A Mother's Love is a Rare Bird

By Nancy Pollard, LCSW, LLC
Nancy Pollard

Happy Mother’s Day!

I know it’s a “Hallmark Holiday” but I’ve been a sucker for it most of my life.  When my sons were young, I told them it was the MOST important holiday EVER - they couldn’t skip it!  For me, the day I became a mother was the best day of my life…all three times.

Ironically and totally illogically, mothers claim to want nothing in return.  Moms don't need gifts or material things.  Just to be remembered is all that we humbly ask of our children.  But forget us and an unspeakable crime is committed.  Mom doesn't just feel bad if little Jackie doesn't remember her - she feels devastated, crushed, hurt beyond words.  Without that phone call or card from her 'precious little baby’, her heart feels stabbed by a very sharp sword.

Quite frankly, moms are a mess when it comes to loving their children.

Mother’s love has roots of codependency and the need to be needed.  And who is needier than a newborn?  One look at our baby and we are goners falling hard into an everlasting love that grabs us deep inside.  We love one-sided, too much, and we don't even care.  We have no choice.  The love is so strong we can lift cars, walk across fire, and become insanely protective.

Mother’s love knows no boundaries, no separation between a child's pain and her own. What hurts her child hurts her, too.  The child's problems are her problems to solve.  A child has no friends, the mother finds playmates.  The child has trouble with academics, mother finds extra help.  If the child is sick, mom has the chicken soup.  She has the cure for any and all ailments; physical, emotional, and intellectual.

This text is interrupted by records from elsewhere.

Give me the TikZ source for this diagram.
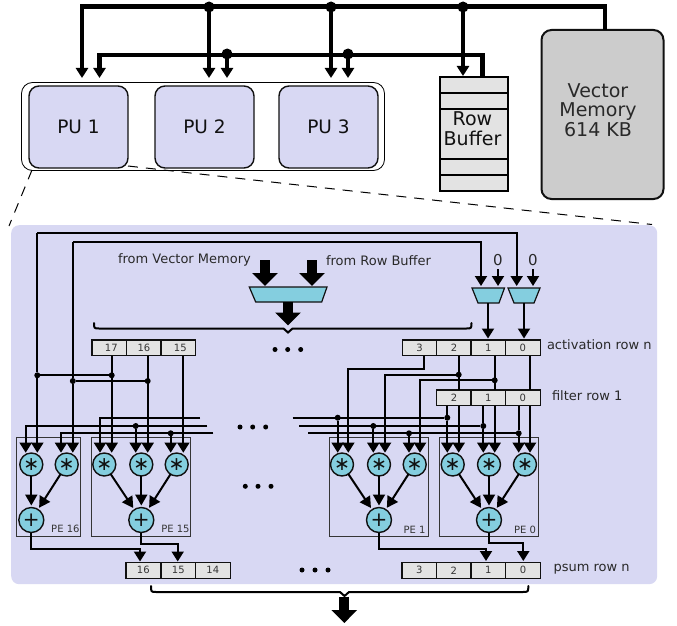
\documentclass[tikz,border=0pt]{standalone}
\usepackage{fontspec}
\setmainfont{DejaVu Sans}
\usetikzlibrary{arrows.meta}
\definecolor{panelblue}{HTML}{D8D8F3}
\definecolor{opteal}{HTML}{84CEDF}
\definecolor{cellgray}{HTML}{E3E3E3}
\definecolor{memgray}{HTML}{CCCCCC}
\definecolor{inkc}{HTML}{111111}
\newcommand{\fs}[1]{\fontsize{#1}{#1}\selectfont}
\tikzset{
  pubox/.style={draw=inkc,line width=1.4pt,fill=panelblue,rounded corners=10pt,inner sep=0pt,outer sep=0pt,font=\fs{18.5},text=inkc},
  cell/.style={draw=inkc,line width=1.2pt,fill=cellgray,inner sep=0pt,outer sep=0pt,minimum width=34.6pt,minimum height=15.6pt,anchor=north west,font=\fs{10},text=inkc!85},
  pebox/.style={draw=inkc!85,line width=1pt,inner sep=0pt,outer sep=0pt,anchor=north west},
  mulop/.style={circle,draw=inkc,line width=1.4pt,fill=opteal,minimum size=23pt,inner sep=0pt,outer sep=0pt,font=\fs{19},text=inkc},
  addop/.style={circle,draw=inkc,line width=1.4pt,fill=opteal,minimum size=25pt,inner sep=0pt,outer sep=0pt,font=\fs{20},text=inkc},
  muxshape/.style={draw=inkc,line width=1.2pt,fill=opteal},
  lbl/.style={inner sep=0pt,outer sep=0pt,font=\fs{13},text=inkc!90},
  pelbl/.style={inner sep=0pt,outer sep=0pt,font=\fs{10},text=inkc!85,anchor=east},
  jun/.style={circle,fill=black,inner sep=0pt,minimum size=6pt,outer sep=0pt},
  bigjun/.style={circle,fill=black,inner sep=0pt,minimum size=11pt,outer sep=0pt},
  wire/.style={draw=black,line width=2pt,line join=miter},
  warrow/.style={wire,-{Triangle[width=12pt,length=10pt]}},
  oparrow/.style={wire,shorten >=2pt,-{Triangle[width=12pt,length=11pt]}},
  bus/.style={draw=black,line width=4.8pt},
  busarrow/.style={bus,-{Triangle[width=12pt,length=10pt]}},
  bigarrow/.style={draw=black,line width=10pt,-{Triangle[width=25pt,length=13pt]}},
  zoomline/.style={draw=black,line width=1pt,dash pattern=on 10pt off 8pt},
  bracket/.style={draw=black,line width=2pt,line cap=round},
  ell/.style={circle,fill=black,inner sep=0pt,minimum size=5pt},
}
\begin{document}
\begin{tikzpicture}[x=1pt,y=-1pt]
\useasboundingbox (0,0) rectangle (677,626);
% panel
\node[fill=panelblue,rounded corners=8pt,minimum width=646pt,minimum height=359pt,inner sep=0pt,anchor=north west] (panel) at (11,225) {};
% top group
\node[draw=black,line width=.8pt,rounded corners=11pt,minimum width=363pt,minimum height=88pt,anchor=north west,inner sep=0pt,outer sep=0pt] (group) at (21.5,82.5) {};
\node[pubox,minimum width=99pt,minimum height=82pt,anchor=north west] (pu1) at (29,86) {PU 1};
\node[pubox,minimum width=99pt,minimum height=82pt,anchor=north west] (pu2) at (155,86) {PU 2};
\node[pubox,minimum width=99pt,minimum height=82pt,anchor=north west] (pu3) at (279,86) {PU 3};
% row buffer
\node[draw=black,line width=2pt,fill=cellgray,minimum width=68pt,minimum height=114pt,anchor=north west,inner sep=0pt,outer sep=0pt] (rb) at (440,77) {};
\foreach \yy in {93,108.5,159,174.5} \draw[line width=2pt] (rb.west |- 0,\yy) -- (rb.east |- 0,\yy);
\node[inner sep=0pt,font=\fs{19},text=inkc,align=center] (rbt) at (472.5,129) {Row\\[1pt]Buffer};
% vector memory
\node[draw=inkc,line width=2pt,fill=memgray,rounded corners=10pt,minimum width=122pt,minimum height=169pt,anchor=north west,inner sep=0pt,outer sep=0pt,font=\fs{19},align=center,text=inkc] (vm) at (541.5,30) {};
\node[inner sep=0pt,font=\fs{19},text=inkc!90,align=center] (vmt) at (598,110) {Vector\\[0.5pt]Memory\\[0.5pt]614 KB};
% top buses
\coordinate (b1l) at (82,6.5); \coordinate (b1r) at (605,6.5);
\coordinate (b2l) at (99.5,55); \coordinate (b2r) at (482.5,55);
\node[bigjun] (j1) at (209,7) {};
\node[bigjun] (j2) at (331,7) {};
\node[bigjun] (j3) at (463,7) {};
\node[bigjun] (j4) at (227,54) {};
\node[bigjun] (j5) at (348,54) {};
\draw[bus,line join=miter] (vm.north -| b1r) -- (b1r) -- (b1l) -- ++(0,62);
\draw[busarrow] (b1l) ++(0,40) -- (82,78);
\draw[bus] (j1.center) -- (209,70); \draw[busarrow] (209,60) -- (209,78);
\draw[bus] (j2.center) -- (331,70); \draw[busarrow] (331,60) -- (331,78);
\draw[bus] (j3.center) -- (463,70); \draw[busarrow] (463,60) -- (463,76);
\draw[bus,line width=4.4pt] (rb.north -| b2r) -- (b2r) -- (b2l) -- ++(0,15);
\draw[busarrow] (99.5,62) -- (99.5,78);
\draw[busarrow] (j4.center) -- (227,78);
\draw[busarrow] (j5.center) -- (348,78);
% zoom lines
\coordinate (zl) at (9,226); \coordinate (zr) at (652,224.5);
\draw[zoomline] (32,170) -- (zl);
\draw[zoomline] (128,166) -- (zr);
% inputs
\node[lbl,anchor=west] (fromvm) at (118,260) {from Vector Memory};
\node[lbl,anchor=west] (fromrb) at (326,261) {from Row Buffer};
\node[inner sep=0pt,font=\fs{15},text=inkc!90] (z1) at (498,260.5) {0};
\node[inner sep=0pt,font=\fs{15},text=inkc!90] (z2) at (533,260.5) {0};
% muxes
\draw[muxshape] (249.3,287) -- (327,287) -- (321.7,302) -- (255.7,302) -- cycle;
\coordinate (mm) at (288,302);
\draw[muxshape] (472,288) -- (504.5,288) -- (499,303) -- (478,303) -- cycle;
\draw[muxshape] (508,288) -- (540,288) -- (534,303) -- (514,303) -- cycle;
\coordinate (mxa) at (488,303); \coordinate (mxb) at (524,303);
\draw[bigarrow] (265,260) -- (265,286);
\draw[bigarrow] (312,260) -- (312,286);
\draw[bigarrow] (mm) -- (288,325.5);
% brackets
\draw[bracket] (94,323) .. controls (94,328) and (94,328.5) .. (99,328.5) -- (283.5,328.5) -- (288,332.5) -- (292.5,328.5) -- (466.5,328.5) .. controls (471.5,328.5) and (471.5,328) .. (471.5,323);
\draw[bracket] (151,586) .. controls (151,591.5) and (151,592) .. (156,592) -- (340,592) -- (344.5,596) -- (349,592) -- (523,592) .. controls (528.3,592) and (528.3,591.5) .. (528.3,586);
\draw[bigarrow] (344.3,596.5) -- (344.3,623);
% ellipses
\foreach \n/\xx/\yy in {a/240/427,b/252.7/427,c/265.7/427,d/245.3/486.3,e/258/486.3,f/271/486.3,g/275/349.5,h/287.7/349.5,i/300.7/349.5,j/302/570,k/315/570,l/328/570}
  \node[ell] (dot\n) at (\xx,\yy) {};
% activation / filter / psum cells
\foreach \n/\xx/\t in {a17/92/\hspace{4pt}17,a16/126.7/16,a15/161/\hspace{4pt}15,a3/402.3/3,a2/436.7/2,a1/471/1,a0/505.5/0}
  \node[cell] (\n) at (\xx,340) {\t};
\foreach \n/\xx/\t in {f2/436.7/2,f1/471/1,f0/505.5/0}
  \node[cell] (\n) at (\xx,390) {\t};
\foreach \n/\xx/\t in {p16/126/16,p15/161/15,p14/195.5/14,q3/402/3,q2/436.5/2,q1/471/1,q0/505.7/0}
  \node[cell] (\n) at (\xx,562.5) {\t};
\node[lbl,anchor=west] (actl) at (547,345) {activation row n};
\node[lbl,anchor=west] (fill) at (552,396) {filter row 1};
\node[lbl,anchor=west] (psl) at (553.5,569.5) {psum row n};
% PE boxes
\node[pebox,minimum width=64pt,minimum height=98.3pt] (pe16) at (16.7,437.7) {};
\node[pebox,minimum width=99.4pt,minimum height=98.3pt] (pe15) at (91.3,437.7) {};
\node[pebox,minimum width=99.4pt,minimum height=98.3pt] (pe1) at (329.3,437.7) {};
\node[pebox,minimum width=99.4pt,minimum height=98.3pt] (pe0) at (439.3,437.7) {};
\node[pelbl] (l16) at (79.5,529) {PE 16};
\node[pelbl] (l15) at (189.5,529) {PE 15};
\node[pelbl] (l1) at (425.5,530) {PE 1};
\node[pelbl] (l0) at (536,530) {PE 0};
% operators
\foreach \n/\xx in {ma/31.3,mb/66.7,mc/104.3,md/141.3,me/176.7,mf/342,mg/379,mh/414.7,mi/452.7,mj/489,mk/525}
  \node[mulop] (\n) at (\xx,464.5) {∗};
\foreach \n/\xx in {sa/31.3,sb/141.3,sc/379,sd/489}
  \node[addop] (\n) at (\xx,520) {+};
% mult to adder
\draw[oparrow] (ma) -- (sa);
\draw[oparrow] (mb) -- (sa);
\draw[oparrow] (mc) -- (sb);
\draw[oparrow] (md) -- (sb);
\draw[oparrow] (me) -- (sb);
\draw[oparrow] (mf) -- (sc);
\draw[oparrow] (mg) -- (sc);
\draw[oparrow] (mh) -- (sc);
\draw[oparrow] (mi) -- (sd);
\draw[oparrow] (mj) -- (sd);
\draw[oparrow] (mk) -- (sd);
% adder to psum
\draw[warrow] (sa) |- (140,549) -- (140,561.5);
\draw[warrow] (sb) |- (177.7,544.3) -- (177.7,561.5);
\draw[warrow] (sc) |- (486,548.7) -- (486,561);
\draw[warrow] (sd) |- (523.3,542.7) -- (523.3,561);
% top feeds
\coordinate (ta) at (37.3,232.5); \coordinate (tb) at (72.8,242);
\draw[warrow] (ta) -- (516.7,232.5) -- (516.7,286);
\draw[warrow] (tb) -- (481,242) -- (481,286);
\draw[warrow] (z1) ++(0,8.5) -- (498,286);
\draw[warrow] (z2) ++(0,8.5) -- (533,286);
\draw[warrow] (mxa) -- (488,338.5);
\draw[warrow] (mxb) -- (524,338.5);
\coordinate (tip) at (0,452.7);
% left junctions
\node[jun] (n17) at (111.7,375.3) {};
\node[jun] (n16) at (147.7,381) {};
\node[jun] (nta) at (37.3,375.3) {};
\node[jun] (ntb) at (72.8,381) {};
\draw[wire] (nta) -- (n17);
\draw[wire] (ntb) -- (n16);
\draw[wire] (ta) -- (nta);
\draw[wire] (tb) -- (ntb);
\draw[warrow] (nta) -- (nta |- tip);
\draw[warrow] (ntb) -- (ntb |- tip);
\draw[warrow] (n17 |- a17.south) -- (n17 |- tip);
\draw[warrow] (n16 |- a16.south) -- (n16 |- tip);
\draw[warrow] (183.3,355.5) -- (183.3,452.7);
% left buses
\coordinate (lb1) at (200,417.5);
\coordinate (lb2) at (207.3,426);
\coordinate (lb3) at (213.3,433.3);
\draw[warrow] (lb1) -- (100,417.5) -- (100,452.7);
\draw[warrow] (lb2) -- (25.7,426) -- (25.7,452.7);
\draw[warrow] (lb3) -- (61,433.3) -- (61,452.7);
\node[jun] (ln1) at (135.7,426) {};
\node[jun] (ln2) at (170.7,433.3) {};
\draw[warrow] (ln1) -- (ln1 |- tip);
\draw[warrow] (ln2) -- (ln2 |- tip);
% right activation wiring
\node[jun] (n2) at (458.7,374.7) {};
\node[jun] (n1) at (494.7,380.3) {};
\draw[warrow] (424.3,355.5) -- (424.3,369) -- (348.3,369) -- (348.3,452.7);
\draw[warrow] (n2) -- (385,374.7) -- (385,452.7);
\draw[warrow] (n1) -- (420,380.3) -- (420,452.7);
\draw[wire] (n2 |- a2.south) -- (n2 |- f2.north);
\draw[wire] (n1 |- a1.south) -- (n1 |- f1.north);
\draw[wire] (530,355.5) -- (530,390);
\draw[warrow] (458.7,405.5) -- (458.7,452.7);
\draw[warrow] (494.7,405.5) -- (494.7,452.7);
\draw[warrow] (530,405.5) -- (530,452.7);
% right buses
\node[jun] (rn1) at (447.3,417.7) {};
\node[jun] (rn2) at (483.3,426) {};
\node[jun] (rn3) at (518.7,433.3) {};
\node[jun] (rt1) at (337.7,417.7) {};
\node[jun] (rt2) at (373.3,426) {};
\node[jun] (rt3) at (409,433.3) {};
\coordinate (re1) at (292.7,417.7);
\coordinate (re2) at (299,426);
\coordinate (re3) at (308,433.3);
\draw[wire] (re1) -- (rn1);
\draw[wire] (re2) -- (rn2);
\draw[wire] (re3) -- (rn3);
\draw[warrow] (rt1) -- (rt1 |- tip);
\draw[warrow] (rt2) -- (rt2 |- tip);
\draw[warrow] (rt3) -- (rt3 |- tip);
\draw[wire] (447.3,405.5) -- (rn1);
\draw[wire] (483.3,405.5) -- (rn2);
\draw[wire] (518.7,405.5) -- (rn3);
\draw[warrow] (rn1) -- (rn1 |- tip);
\draw[warrow] (rn2) -- (rn2 |- tip);
\draw[warrow] (rn3) -- (rn3 |- tip);
\end{tikzpicture}
\end{document}
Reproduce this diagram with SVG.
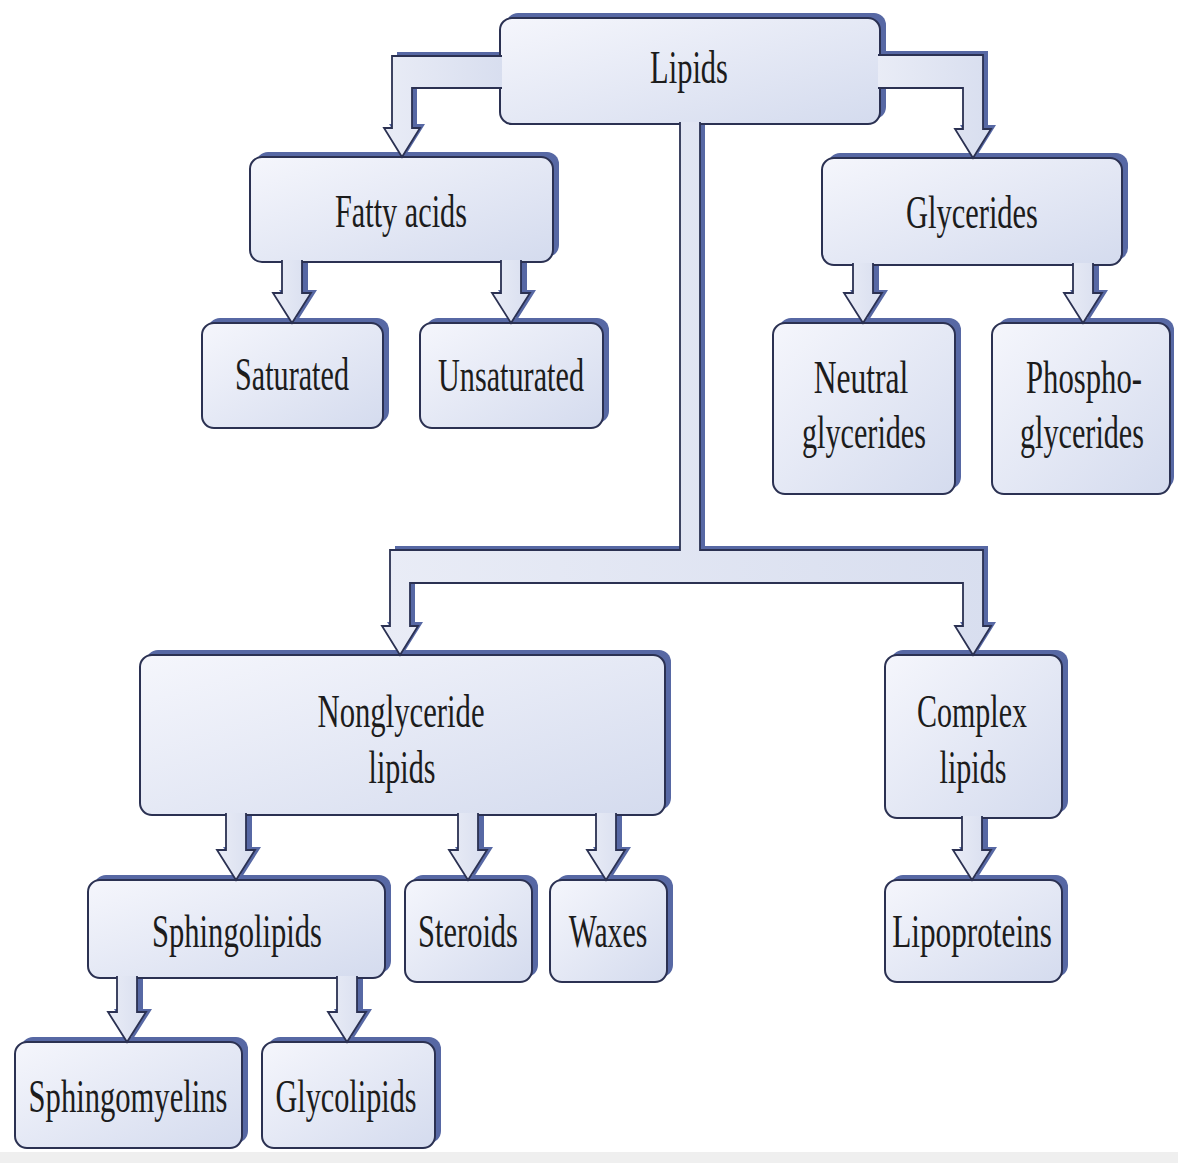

In the beginning, it is our job to fix, solve, rescue, and protect.  And while the doctor physically cuts the umbilical cord at birth, it is quite possible that mothers never cut the cord psychologically or emotionally.  But cut the cord they must.  Mothers must give their love freely without indebting their children and/or becoming a martyr if expectations aren’t met.

Moms instinctively think that the child is always HER child and still needs her.  Many moms don't know when to quit solving problems or making their child’s pain their own.  "You will always be my little girl!" is a disservice to your grown daughter.  Moms forget that their job as a mother is to promote independence and decrease dependency.  The challenge is that mothers have a difficult time letting go of being needed.  Oh, sure we can let go of diapers, packing lunches, and tying shoes.  But we still cook, clean up, and remind teenagers to take a jacket if it is cold outside.  We still make certain our 20-, 30-, 40-, 50-year-olds are 'okay.'

Mothers carry their 'love' (i.e., job) into their child's adulthood.  An adult child's bankruptcy finds mother secretly writing checks; a pending divorce signals her to seek a lawyer; a diagnosis of a chronic disease sends mom researching specialists around the world.

While motherhood does not end when a child leaves home, a mothers' love must change.  Need must not be mistaken for love.  Not only does the child grow up but mom needs to grow up in her loving and mothering.  She must see her adult children as men and women, separate individuals.  She must be able to stand on the sidelines, be supportive but not interfering.

We could all learn from the animal kingdom and let go as animals do.  A mother lion does not insist that her cub stay a cub and continue to be dependent on her, or a mother bird insist that her babies stay in the nest and not learn to fly.  It is a fine line for a mother; loving your child and letting go of the need to be needed.

Yes, you can still lie down in front of a train to save your child's life.  But check your love for your children.  Check your expectations for Mother’s Day.

  • Is your love codependent and dysfunctional?
  • Have you heard your teenager say, ‘geez Mom, get a life!’
  • Do you have a life outside of theirs?
  • Do you meddle and call it love?  Is it too much?
  • Can you trust them to find their own answers to their problems? 
  • Are you able to let go and still love without being a complete mess?

Can you celebrate your day as a Mother in your own way, or is it your child’s day to remember and thank you for bringing them into this world?  Convoluted, isn’t it?  Just like a mother’s love, a rare bird indeed.